Atrás do Trio Elétrico Gospel
O primeiro mandamento do gospel nacional é: não há mandamentos. Não há regras. A música gospel já está parecendo uma final eterna do Ultimate Fight, um vale tudo cada vez mais liberado. Funciona mais ou menos assim: alguma mente bem-intencionada descobre que, para chegar junto da moçada de sensibilidade amortecida, é preciso usar as mesmas músicas que levam a galera à loucura, uhu, tira o pé do chão! Daí, meu bom, a parada é evangelizar com a unção do axé e do funk, bota pra ferver, brother!
Até outro dia o povo andava esperando por milagre. A turma até pode estar esperando, mas não em pé, que em pé cansa. Nem sentado também. Enquanto a benção não vem, a turma sacode o esqueleto que crente não é de ferro, e uma micareta santificada não faz mal a ninguém, faz a dança do quaquito aê pra gente se animar, Aline Barros! (Please, Aline, você não, por favor).
A controvérsia da vez é a cantora Jake e a canção Pó pará com pó. E como toda controvérsia em forma de música, já virou sucesso. A moça de cabelos, voz, energia e passinhos no melhor/pior estilo Daniela Mercury se tornou uma celebridade via youtube. A música, do gênero axé-pop-gospel (se isso não existia, acaba de vir à existência), apresenta a cantora animadíssima no programa Vozes da Igreja da TV Aparecida.
A letra seria um instrumento de combate às drogas (“pó pará cum pó aí”, traduzindo, pode ir parando de cheirar pó… aí).
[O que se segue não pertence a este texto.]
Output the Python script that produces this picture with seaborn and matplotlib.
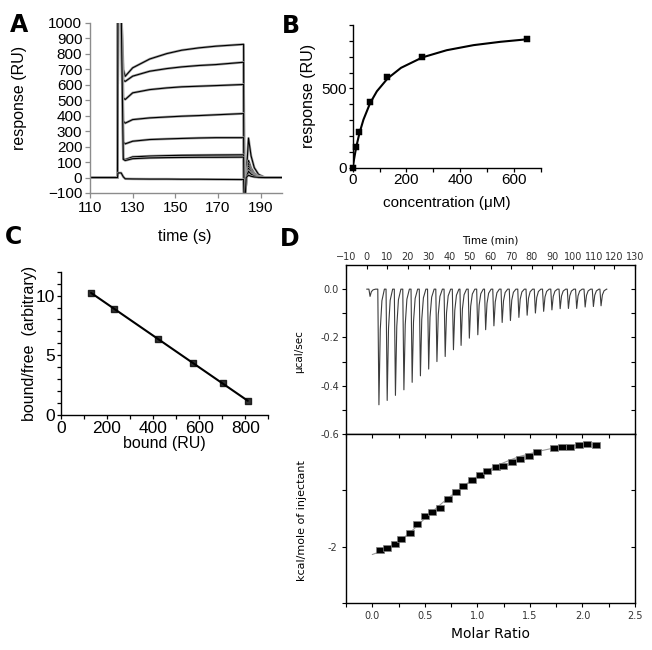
import matplotlib
matplotlib.use("Agg")
import numpy as np
import pandas as pd
import matplotlib.pyplot as plt
import seaborn as sns

sns.set_theme(style="ticks")
plt.rcParams['font.family'] = ['Liberation Sans', 'DejaVu Sans']
plt.rcParams.update({'text.color': 'black', 'axes.labelcolor': 'black',
                     'xtick.color': 'black', 'ytick.color': 'black'})

# ---------- A: sensorgrams ----------
assoc_time = [125.6, 126.5, 130, 138, 146, 153, 161, 169, 182]
sensor_curves = [
    [700, 655, 710, 767, 802, 824, 839, 850, 862],
    [630, 622, 656, 688, 705, 716, 725, 731, 746],
    [515, 505, 548, 569, 580, 587, 591, 595, 602],
    [365, 352, 375, 386, 392, 397, 401, 406, 414],
    [230, 218, 235, 246, 250, 253, 256, 258, 258],
    [125, 116, 134, 139, 142, 144, 145, 146, 147],
    [118, 110, 122, 127, 129, 130, 131, 131, 132],
    [5, -8, -9, -10, -10, -11, -11, -12, -13],
]
spike_height = [1100, 1100, 1100, 1100, 1100, 1100, 1100, 30]
dissoc_bump = [255, 110, 90, 75, 60, 45, 40, 15]
bump_time = [184.3, 185.5, 187, 189, 192, 200]
bump_shape = [1.0, 0.55, 0.25, 0.08, 0.0, 0.0]

# ---------- B: steady-state binding ----------
conc = [0, 12.4, 24.7, 64.3, 128.6, 259.7, 649]
resp = [0, 132, 227, 416, 569, 700, 809]
fit_conc = [0, 5, 10, 15, 25, 40, 65, 90, 130, 180, 260, 350, 450, 550, 650]
fit_resp = [0, 53, 101, 144, 217, 303, 408, 482, 563, 630, 696, 741, 773, 794, 810]

# ---------- C: Scatchard ----------
bound = [131.7, 232, 420, 574, 703, 811]
bound_free = [10.22, 8.89, 6.39, 4.36, 2.64, 1.17]

# ---------- D: ITC ----------
inj_time = [1.3, 5.6, 9.6, 13.6, 17.7, 21.7, 25.7, 29.7, 33.7, 37.7, 41.7, 45.4,
            49.4, 53.5, 57.3, 61.3, 65.3, 69.3, 73.4, 77.4, 81.4, 85.4, 89.4,
            93.4, 97.4, 101.4, 105.5, 109.5, 113.2]
peak_depth = [-0.03, -0.479, -0.461, -0.44, -0.417, -0.386, -0.359, -0.331, -0.30,
              -0.279, -0.251, -0.233, -0.203, -0.189, -0.168, -0.152, -0.138,
              -0.13, -0.117, -0.108, -0.099, -0.092, -0.086, -0.081, -0.08,
              -0.08, -0.074, -0.072, -0.069]
molar_ratio = [0.07, 0.14, 0.213, 0.277, 0.357, 0.43, 0.5, 0.573, 0.643, 0.723,
               0.796, 0.866, 0.946, 1.025, 1.096, 1.175, 1.248, 1.328, 1.408,
               1.487, 1.567, 1.726, 1.806, 1.885, 1.965, 2.045, 2.13]
heat = [-2.06, -2.03, -1.95, -1.86, -1.75, -1.60, -1.46, -1.38, -1.31, -1.15,
        -1.03, -0.917, -0.82, -0.72, -0.66, -0.589, -0.56, -0.49, -0.44,
        -0.387, -0.315, -0.256, -0.232, -0.238, -0.196, -0.185, -0.196]
fit_ratio = [0.0, 0.1, 0.2, 0.3, 0.4, 0.5, 0.6, 0.7, 0.8, 0.9, 1.0, 1.1, 1.2,
             1.3, 1.4, 1.5, 1.6, 1.7, 1.8, 1.9, 2.0, 2.15]
fit_heat = [-2.14, -2.07, -1.97, -1.84, -1.68, -1.50, -1.33, -1.17, -1.02, -0.88,
            -0.75, -0.64, -0.55, -0.47, -0.40, -0.35, -0.30, -0.26, -0.23, -0.21,
            -0.19, -0.18]

fig = plt.figure(figsize=(6.52, 6.5), dpi=100)
W, H = 652, 650


def box(l, t, r, b):
    return [l / W, 1 - b / H, (r - l) / W, (b - t) / H]


letter_kw = dict(fontsize=17, fontweight='heavy', family='DejaVu Sans',
                 ha='center', va='center', color='black')
fig.text(19 / W, 1 - 25 / H, 'A', **letter_kw)
fig.text(291 / W, 1 - 26 / H, 'B', **letter_kw)
fig.text(14 / W, 1 - 237 / H, 'C', **letter_kw)
fig.text(290 / W, 1 - 239 / H, 'D', **letter_kw)

# ---- panel A ----
axA = fig.add_axes(box(90, 23, 282, 193))
for curve, sp, bump in zip(sensor_curves, spike_height, dissoc_bump):
    t = [110, 122.9, 123.1, 124.6] + assoc_time + [182.3, 182.7, 183.2] + bump_time
    y = [0, 0, sp, sp] + curve + [-150, -150, 0] + [bump * s for s in bump_shape]
    axA.plot(t, y, color='#a0a0a0', lw=1.8, solid_joinstyle='round')
    axA.plot(t, y, color='black', lw=0.8)
axA.set_xlim(110, 200)
axA.set_ylim(-100, 1000)
axA.set_xticks([110, 130, 150, 170, 190])
axA.set_yticks(range(-100, 1001, 100))
sns.despine(ax=axA)
for s in ['left', 'bottom']:
    axA.spines[s].set_color('#8c8c8c')
    axA.spines[s].set_linewidth(1.0)
axA.tick_params(direction='out', length=3.5, width=0.9, color='#8c8c8c',
                labelsize=11, pad=2)
axA.set_ylabel('response (RU)', fontsize=11.5)
axA.yaxis.set_label_coords(-0.328, 0.56)
axA.set_xlabel('time (s)', fontsize=11.5)
axA.xaxis.set_label_coords(0.495, -0.212)

# ---- panel B ----
axB = fig.add_axes(box(352.7, 25, 540.7, 167.7))
sns.lineplot(x=fit_conc, y=fit_resp, ax=axB, color='black', lw=1.5)
sns.scatterplot(x=conc, y=resp, ax=axB, marker='s', color='black', s=18,
                edgecolor='black', zorder=3, clip_on=False)
axB.set_xlim(0, 700)
axB.set_ylim(0, 900)
axB.set_xticks(range(0, 701, 100))
axB.set_xticklabels(['0', '', '200', '', '400', '', '600', ''])
axB.set_yticks(range(0, 901, 100))
axB.set_yticklabels(['0', '', '', '', '', '500', '', '', '', ''])
sns.despine(ax=axB)
for s in ['left', 'bottom']:
    axB.spines[s].set_color('black')
    axB.spines[s].set_linewidth(1.0)
axB.tick_params(direction='out', length=3, width=0.9, color='black',
                labelsize=11, pad=1)
axB.set_ylabel('response (RU)', fontsize=11.5)
axB.yaxis.set_label_coords(-0.195, 0.5)
axB.set_xlabel('concentration (\u03bcM)', fontsize=11)
axB.xaxis.set_label_coords(0.5, -0.198)

# ---- panel C ----
axC = fig.add_axes(box(60.7, 271.7, 268.3, 415))
sns.regplot(x=bound, y=bound_free, ax=axC, ci=None, marker='s', color='black',
            scatter_kws=dict(s=20, zorder=3), line_kws=dict(lw=1.5))
axC.set_xlim(0, 900)
axC.set_ylim(0, 12)
axC.set_xticks(range(0, 901, 100))
axC.set_xticklabels(['0', '', '200', '', '400', '', '600', '', '800', ''])
axC.set_yticks(range(0, 13))
axC.set_yticklabels(['0', '', '', '', '', '5', '', '', '', '', '10', '', ''])
sns.despine(ax=axC)
for s in ['left', 'bottom']:
    axC.spines[s].set_color('black')
    axC.spines[s].set_linewidth(1.0)
axC.tick_params(direction='out', length=3, width=0.9, color='black',
                labelsize=12.5, pad=1)
axC.set_ylabel('bound/free  (arbitrary)', fontsize=11.5)
axC.yaxis.set_label_coords(-0.114, 0.5)
axC.set_xlabel('bound (RU)', fontsize=11.5)
axC.xaxis.set_label_coords(0.5, -0.15)

# ---- panel D top: thermogram ----
dfont = dict(family='DejaVu Sans')
axD1 = fig.add_axes(box(346, 265, 635, 434))
th_t, th_y = [0.0], [0.0]
for t0, d in zip(inj_time, peak_depth):
    th_t += [t0 - 0.2, t0 + 0.35, t0 + 1.0, t0 + 1.8, t0 + 3.0]
    th_y += [0.0, d, 0.35 * d, 0.1 * d, 0.0]
th_t.append(116.4)
th_y.append(0.0)
axD1.plot(th_t, th_y, color='#3c3c3c', lw=0.8)
axD1.set_xlim(-10, 130)
axD1.set_ylim(-0.6, 0.1)
axD1.set_xticks(range(-10, 131, 10))
axD1.set_yticks([-0.6, -0.4, -0.2, 0.0])
axD1.set_yticklabels(['-0.6', '-0.4', '-0.2', '0.0'])
axD1.set_yticks([-0.5, -0.3, -0.1], minor=True)
axD1.xaxis.tick_top()
axD1.tick_params(axis='x', which='both', direction='in', length=3, width=0.8,
                 labelsize=7, pad=2, labelcolor='#333333', bottom=False)
axD1.tick_params(axis='y', which='both', direction='out', length=3, width=0.8,
                 labelsize=7, pad=2, labelcolor='#333333')
for lab in axD1.get_xticklabels() + axD1.get_yticklabels():
    lab.set_family('DejaVu Sans')
sec1 = axD1.secondary_yaxis('right')
sec1.set_yticks(np.arange(-0.6, 0.01, 0.1))
sec1.tick_params(direction='in', length=3, width=0.8, labelright=False)
for s in axD1.spines.values():
    s.set_color('black')
    s.set_linewidth(1.0)
sec1.spines['right'].set_visible(False)
axD1.set_ylabel('\u00b5cal/sec', fontsize=7.5, **dfont)
axD1.yaxis.set_label_coords(-0.145, 0.49)
axD1.set_title('Time (min)', fontsize=7.5, pad=0, y=1.13, **dfont)

# ---- panel D bottom: isotherm ----
axD2 = fig.add_axes(box(346, 434, 635, 603))
rect = [(-1, -0.62), (1, -0.62), (1, 0.62), (-1, 0.62), (-1, -0.62)]
sns.lineplot(x=fit_ratio, y=fit_heat, ax=axD2, color='#9a9a9a', lw=0.8)
sns.scatterplot(x=molar_ratio, y=heat, ax=axD2, marker=rect, color='black',
                s=34, edgecolor='#808080', linewidth=0.5, zorder=3)
axD2.set_xlim(-0.25, 2.5)
axD2.set_ylim(-3, 0)
axD2.set_xticks(np.arange(-0.25, 2.51, 0.25))
axD2.set_xticklabels(['', '0.0', '', '0.5', '', '1.0', '', '1.5', '', '2.0', '', '2.5'])
axD2.set_yticks([-3, -2, -1])
axD2.set_yticklabels(['', '-2', ''])
axD2.tick_params(axis='both', direction='out', length=3, width=0.8,
                 labelsize=7, pad=3, labelcolor='#333333')
for lab in axD2.get_xticklabels() + axD2.get_yticklabels():
    lab.set_family('DejaVu Sans')
topx = axD2.secondary_xaxis('top')
topx.set_xticks(np.arange(-0.25, 2.51, 0.25))
topx.tick_params(direction='in', length=3, width=0.8, labeltop=False)
topx.spines['top'].set_visible(False)
sec2 = axD2.secondary_yaxis('right')
sec2.set_yticks([-2, -1])
sec2.tick_params(direction='in', length=3, width=0.8, labelright=False)
sec2.spines['right'].set_visible(False)
for s in axD2.spines.values():
    s.set_color('black')
    s.set_linewidth(1.0)
axD2.set_ylabel('kcal/mole of injectant', fontsize=8, **dfont)
axD2.yaxis.set_label_coords(-0.135, 0.49)
axD2.set_xlabel('Molar Ratio', fontsize=10, **dfont)
axD2.xaxis.set_label_coords(0.5, -0.14)

fig.savefig('out.png', dpi=100, facecolor='white')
A cantora alerta que, em vez de cocaína, o melhor é tomar “uma overdose de Jesus” e, na metáfora do ano, “injetar na veia o sangue que correu na cruz”. Onde estava essa música na hora que Jimi Hendrix mais precisava dela?
Ainda tem os versos enlouquecidos de “overdose de alegria” e “Shekinah doidão, doidão”. No vídeo, Jake diz que “católico também tem muito axé”. É ou não é o samba ou o axé do crente doido?
Não faz muito tempo e o grupo secular Asa de Águia cantava que “na casa do Senhor não existe Satanás, xô Satanás,…”, e o público se esbaldava de tanta folia. A canção era uma sátira às célebres sessões de descarrego e exorcismo de algumas igrejas neopentecostais. A canção da católica Jake parece produzir um efeito semelhante ao das canções carnavalescas. Letra divertida, muita dança e finalidade de entreter. Se ela acha que as pessoas serão conscientizadas em meio a tanto barulho, badalação e folia…
Não quero dar ideia, mas reúna a axé-saltitante Jake e a pop-crente Cláudia Leitte para cantar esse hit no palco do carnaval. Não há ecumenismo que resista a esse som. E mais, nem como alerta antidrogas a música vai funcionar. Será tragicômico saber de muita gente “doidona” viajando e pulando ao som de Pó pará com pó. Será que atrás do trio elétrico gospel só não vai quem já morreu?